As a fan of all things related to pizza, my interest was naturally piqued when I’d heard that Sarah Balliet and Adam Turla from indie rock band Murder By Death had opened a pizza place in Louisville. My introduction to Lupo happened early in the afternoon on a freezing cold Tuesday. Located at 1540 Frankfort Ave in between the Clifton and Butchertown neighborhoods, Lupo looks small from the outside. But upon further inspection the place is quite big inside surrounded by chimney red brick walls with subway-sized poster-ads from classic spaghetti western hanging from them.
When I opened the door, an overwhelming aroma of baking bread and the warm scent of sizzling Italian meat hit me right in the face. I then noticed that 70’s era David Bowie was streaming through the stereo speakers — immediately I was put into a heavenly state of mind. Even if the food wasn’t my thing, I knew I’d at least have a good time utilizing 2 of my 5 senses. We were seated in a booth in front of a big window near a massive unlit fireplace making for a cozy dining experience.

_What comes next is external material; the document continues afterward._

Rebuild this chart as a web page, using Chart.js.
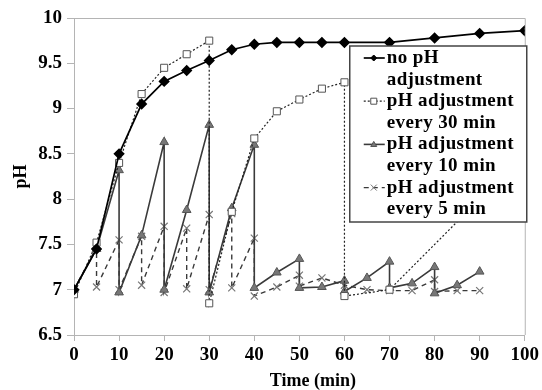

I kicked off my Lupo experience by ordering something that I normally would have no interest in: The porchetta, a fancy schmancy rendition of pork belly. To help ease the stress of ordering an unfamiliar plate, I ordered a 3 Floyds Floydivision IV IPA which was 7.4% alcohol. Ahhh yeah, sweet sweet alcohol — the cause of and solution to all of life’s problems.
I’m genuinely afraid of anything like this because I preconceive it to be extremely chewy or rubbery – it makes me sick thinking about it. However, let me make this absolutely, positively clear: this porchetta was fucking out of this world! The exterior had a light, crispy edge while the inside was delicately fluffy and tender. The dish was served over grits (or was it polenta?) and topped with pomegranate seeds, making for one hell of an appetizer. I surprised myself at how disappointed I was when the plate was empty.
Take a look:
After some careful perusing, I chose the Sting Like A Bee pizza, not just because I appreciate the Muhammad Ali homage, but because the menu description had me more than intrigued: tomato, fresh mozzarella, basil, sopressata… and spicy local honey? Whoa.

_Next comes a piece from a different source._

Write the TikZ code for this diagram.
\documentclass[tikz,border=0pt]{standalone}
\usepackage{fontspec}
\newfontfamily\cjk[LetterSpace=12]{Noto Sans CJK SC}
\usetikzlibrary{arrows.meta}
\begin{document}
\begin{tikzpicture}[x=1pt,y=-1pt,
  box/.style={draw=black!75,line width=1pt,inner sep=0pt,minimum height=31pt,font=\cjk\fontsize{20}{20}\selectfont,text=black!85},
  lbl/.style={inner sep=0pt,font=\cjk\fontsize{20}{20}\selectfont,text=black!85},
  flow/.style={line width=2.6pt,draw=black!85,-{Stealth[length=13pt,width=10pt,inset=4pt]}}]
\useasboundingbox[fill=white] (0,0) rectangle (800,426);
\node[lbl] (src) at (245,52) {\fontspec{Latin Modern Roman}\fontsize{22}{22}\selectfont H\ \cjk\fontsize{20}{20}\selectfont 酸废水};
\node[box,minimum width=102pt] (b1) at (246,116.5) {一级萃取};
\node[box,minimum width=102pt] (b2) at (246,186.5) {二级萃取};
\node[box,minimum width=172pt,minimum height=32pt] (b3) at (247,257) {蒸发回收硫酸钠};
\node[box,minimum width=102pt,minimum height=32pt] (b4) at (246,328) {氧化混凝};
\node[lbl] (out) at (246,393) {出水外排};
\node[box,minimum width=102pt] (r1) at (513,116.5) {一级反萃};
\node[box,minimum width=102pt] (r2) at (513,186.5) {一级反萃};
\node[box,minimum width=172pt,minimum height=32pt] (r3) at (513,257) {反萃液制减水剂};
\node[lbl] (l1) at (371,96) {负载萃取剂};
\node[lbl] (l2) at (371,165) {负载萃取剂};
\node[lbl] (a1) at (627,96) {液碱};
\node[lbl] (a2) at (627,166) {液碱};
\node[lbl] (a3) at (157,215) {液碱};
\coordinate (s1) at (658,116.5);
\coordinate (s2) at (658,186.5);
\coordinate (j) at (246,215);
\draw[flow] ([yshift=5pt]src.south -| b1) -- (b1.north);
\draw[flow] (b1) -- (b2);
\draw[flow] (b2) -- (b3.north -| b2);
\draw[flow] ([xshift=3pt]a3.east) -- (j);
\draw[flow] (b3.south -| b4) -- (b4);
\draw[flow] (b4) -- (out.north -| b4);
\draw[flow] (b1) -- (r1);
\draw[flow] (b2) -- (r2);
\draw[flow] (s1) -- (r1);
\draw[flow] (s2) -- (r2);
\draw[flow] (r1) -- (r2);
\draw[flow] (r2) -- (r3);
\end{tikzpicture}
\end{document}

It should be noted that the pizza that Lupo makes ain’t your grandpappy’s pizza. Or maybe it is, if your grandpappy is from Italy, as Lupo is a legit Neapolitan pizzaria. I say that like I know what legit Neapolitan pizzas are supposed to look and taste like, but I don’t, but it doesn’t really matter to me. In my soft, Nerfy Americanized world, this works for me as an escape to another place, far far away.
Like a few other pizza joints around, they fire up their pies in a wood oven, cooking them very quickly in extremely high temperatures (our pizza came out in no time). The crust is light and fluffy with a slightly charred edge, but thankfully not buttery or greasy at all. Each pie is delicately topped with a very sparse amount of parmigano reggiano which is easily sensed in each bite. When it comes to pizza, nothing irks me more than an overabundance of chewy cheese — My jaw shouldn’t hurt after finishing a slice as if I’d been munching on an entire bag of Big League Chew for the last 3 hours.
As each delicate ingredient disentegrated in my mouth, I could feel the sweetness of the honey combat with its own delicate, spicy heat — I have no idea what sort of honey this is, or where it comes from, but holy shit I want it in my pantry now! As Ken Griffey Junior said in the Simpson’s softball episode, I thought “There’s a party in my mouth, and everyone’s invited!”
It’s worth mentioning how it was a bit weird when I realized how secondary the delicious sopressata was, which was thinly sliced and perfectly cooked with a tender center and crispy edge. Normally that would be the highlight, but not here. The spicy honey and amazing crust are what I will remember most.
I finished my meal with another beer, then left feeling pleasantly full and slightly buzzed. In closing, it’s easy for me to recommend this place to anyone that loves delicious food served in a welcoming atmosphere (our server was great!). It’s also worth mentioning that they’ve got an impressive list of cocktails available, some of which I intend to order upon my next visit. That being said, I’m eager to get my ass back to Lupo to explore a bit more of their menu as everything they offer sounds pretty damned incredible. If you haven’t already, I’d highly recommend you do the same.
EDITOR’S NOTE: Phillip Olympia is absolutely, positively not a food critic. Having said that, he really, really loves food, and he really appreciates Louisville’s effervescent independent restaurant scene, which is why we have decided to embark on a series of posts documenting a singular item from a particular menu from one of many local spots. We’re calling this series “Food For Fun” because, well, I don’t know. It’s a dumb name, but you’ll get over it.